◆ Task instructions
Restate all the material verbatim, except for the pictures.

◆ Dataset section
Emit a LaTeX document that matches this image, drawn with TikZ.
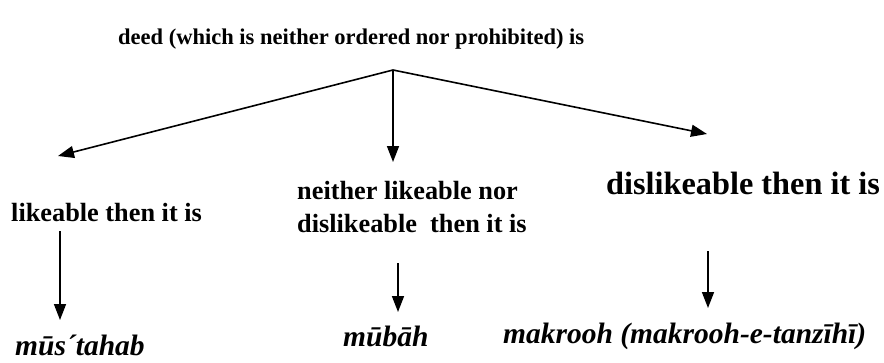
\documentclass[tikz,border=0pt]{standalone}
\usepackage{fontspec}
\setmainfont{Liberation Serif}
\usetikzlibrary{arrows.meta}

\begin{document}
\begin{tikzpicture}[x=1pt,y=-1pt,
		lbl/.style={inner sep=0pt,anchor=base west,font=\fontsize{26.3}{33}\selectfont\bfseries},
		term/.style={inner sep=0pt,anchor=base west,font=\fontsize{29.5}{35}\selectfont\bfseries\itshape},
		arr/.style={line width=1.6pt,-{Triangle[length=16pt,width=12pt]}}]
		\useasboundingbox (0,0) rectangle (884,362);
		
		\node[lbl,font=\fontsize{22.5}{27}\selectfont\bfseries] (deed) at (118,44) {deed (which is neither ordered nor prohibited) is};
		\coordinate (apex) at (393,70);
		
		\node[lbl] (like) at (11,221) {likeable then it is};
		\node[lbl,align=left] (neither) at (297,232) {neither likeable nor\\dislikeable\ \ then it is};
		\node[lbl,font=\fontsize{32.3}{38}\selectfont\bfseries] (dislike) at (606,194) {dislikeable then it is};
		
		\node[term] (mustahab) at (15,355) {mūs´tahab};
		\node[term] (mubah) at (343,346) {mūbāh};
		\node[term] (makrooh) at (503,343) {makrooh (makrooh-e-tanzīhī)};
		
		\coordinate (like-in) at (58,156);
		\coordinate (neither-in) at (393,162);
		\coordinate (dislike-in) at (707,134);
		\coordinate (like-out) at (60,231);
		\coordinate (mustahab-in) at (60,320);
		\coordinate (neither-out) at (398,263);
		\coordinate (mubah-in) at (398,312);
		\coordinate (dislike-out) at (708,251);
		\coordinate (makrooh-in) at (708,308);
		
		\draw[arr] (apex) -- (like-in);
		\draw[arr] (apex) -- (neither-in);
		\draw[arr] (apex) -- (dislike-in);
		
		\draw[arr] (like-out) -- (mustahab-in);
		\draw[arr] (neither-out) -- (mubah-in);
		\draw[arr] (dislike-out) -- (makrooh-in);
		
	\end{tikzpicture}
\end{document}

◆ Result for this exercise
Emit a LaTeX document that matches this image, drawn with TikZ.
\documentclass[tikz,border=0pt]{standalone}
\usepackage{fontspec}
\setmainfont{Liberation Serif}
\usetikzlibrary{arrows.meta}

\begin{document}
\begin{tikzpicture}[x=1pt,y=-1pt,
		lbl/.style={inner sep=0pt,anchor=base west,font=\fontsize{26.3}{33}\selectfont\bfseries},
		term/.style={inner sep=0pt,anchor=base west,font=\fontsize{29.5}{35}\selectfont\bfseries\itshape},
		arr/.style={line width=1.6pt,-{Triangle[length=16pt,width=12pt]}}]
		\useasboundingbox (0,0) rectangle (884,362);
		
		\node[lbl,font=\fontsize{22.5}{27}\selectfont\bfseries] (deed) at (118,44) {deed (which is neither ordered nor prohibited) is};
		\coordinate (apex) at (393,70);
		
		\node[lbl] (like) at (11,221) {likeable then it is};
		\node[lbl,align=left] (neither) at (297,232) {neither likeable nor\\dislikeable\ \ then it is};
		\node[lbl,font=\fontsize{32.3}{38}\selectfont\bfseries] (dislike) at (606,194) {dislikeable then it is};
		
		\node[term] (mustahab) at (15,355) {mūs´tahab};
		\node[term] (mubah) at (343,346) {mūbāh};
		\node[term] (makrooh) at (503,343) {makrooh (makrooh-e-tanzīhī)};
		
		\coordinate (like-in) at (58,156);
		\coordinate (neither-in) at (393,162);
		\coordinate (dislike-in) at (707,134);
		\coordinate (like-out) at (60,231);
		\coordinate (mustahab-in) at (60,320);
		\coordinate (neither-out) at (398,263);
		\coordinate (mubah-in) at (398,312);
		\coordinate (dislike-out) at (708,251);
		\coordinate (makrooh-in) at (708,308);
		
		\draw[arr] (apex) -- (like-in);
		\draw[arr] (apex) -- (neither-in);
		\draw[arr] (apex) -- (dislike-in);
		
		\draw[arr] (like-out) -- (mustahab-in);
		\draw[arr] (neither-out) -- (mubah-in);
		\draw[arr] (dislike-out) -- (makrooh-in);
		
	\end{tikzpicture}
\end{document}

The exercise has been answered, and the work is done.